The 24 hours after I turned it down were weird. I felt a mix of intense relief and sharp anxiety. Did I just blow my one shot?
But then, something interesting happened. Because I wasn't tied up in a job I hated, I was "available" when a much better, smaller project came along three weeks later. This new project paid slightly less but gave me full creative control and a four-day work week. If I had taken the "dream" job, I would have been too busy to even see the better offer when it arrived.
Sometimes you have to clear the space. You can't catch a new ball if your hands are already full of lead weights.
Actionable Steps for Your Career Crossroad
If you are staring at an offer letter right now and your gut is screaming "no," here is how to handle it:
- The 48-Hour Rule: Never accept an offer on the spot. Ever. If they pressure you to sign right then and there, that is a red flag in itself. Take at least 48 hours to let the dopamine of "winning" wear off.
- The "Vivid Imagine" Test: Spend a Saturday morning acting as if you've already accepted. Wake up, imagine the commute, imagine the first meeting, imagine the specific tasks you'll be doing. If you feel a sense of dread rather than excitement, listen to that.
- Audit the Interviewers: Look at the people who interviewed you. Do they look happy? Do they talk about their lives outside of work? If they look like they haven't slept since the Obama administration, believe them. They are showing you your future.
- Financial Buffer: The only reason I was able to turn it down was because I had three months of expenses saved. If you don't have "f-you money" (even just a tiny bit), you are forced to say yes to bad situations. Start building that buffer today.
- Write Your Own Job Description: Before you look at their JD, write down what your perfect day looks like. Does it involve deep work? Managing people? Travel? Compare their offer to your list, not the other way around.
Ultimately, your career is a marathon, not a sprint. A single "no" won't ruin you, but a series of "yeses" to the wrong things will definitely wear you down until you're unrecognizable to yourself. Trust your intuition. It usually knows the way before your brain can find the words.
Turning down that job was the best thing I ever did for my career. It gave me my time back. It gave me my confidence back. And most importantly, it reminded me that I am the one in the driver's seat, not the recruiters, and certainly not the "prestige" of a fancy title.

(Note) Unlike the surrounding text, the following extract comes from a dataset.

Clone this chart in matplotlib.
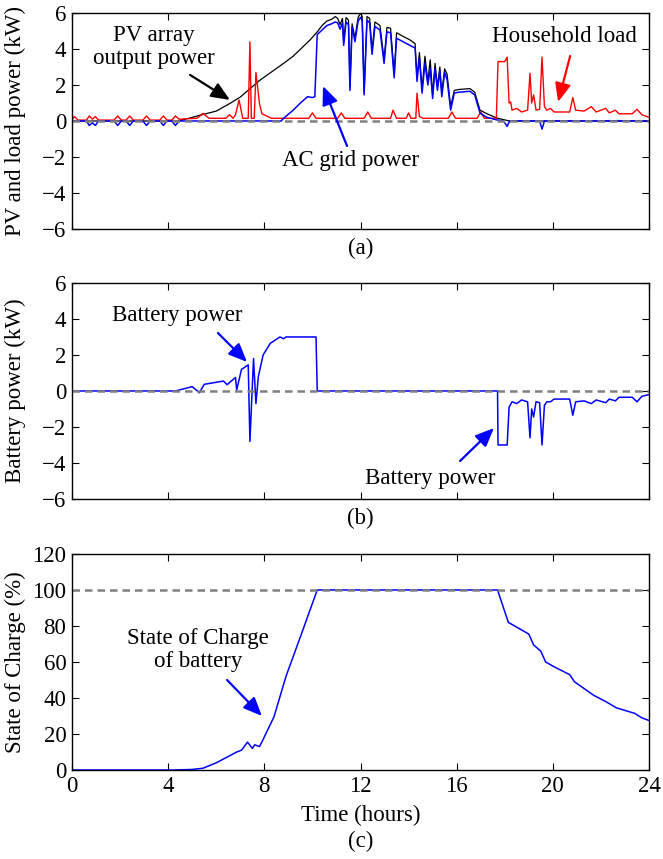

Strategic Evaluation of Future Offers
To avoid the stress of turning down an offer late in the game, start the vetting process earlier. Ask about the "hidden" aspects of the job during the second interview. Inquire about the decision-making process—is it top-down or collaborative? Ask about the last person who left the team and where they went. If the company is proud of their alumni, they'll tell you. If they're bitter, they'll be vague. Use this data to filter opportunities before they even reach the offer stage. This saves everyone's time and keeps your professional reputation pristine.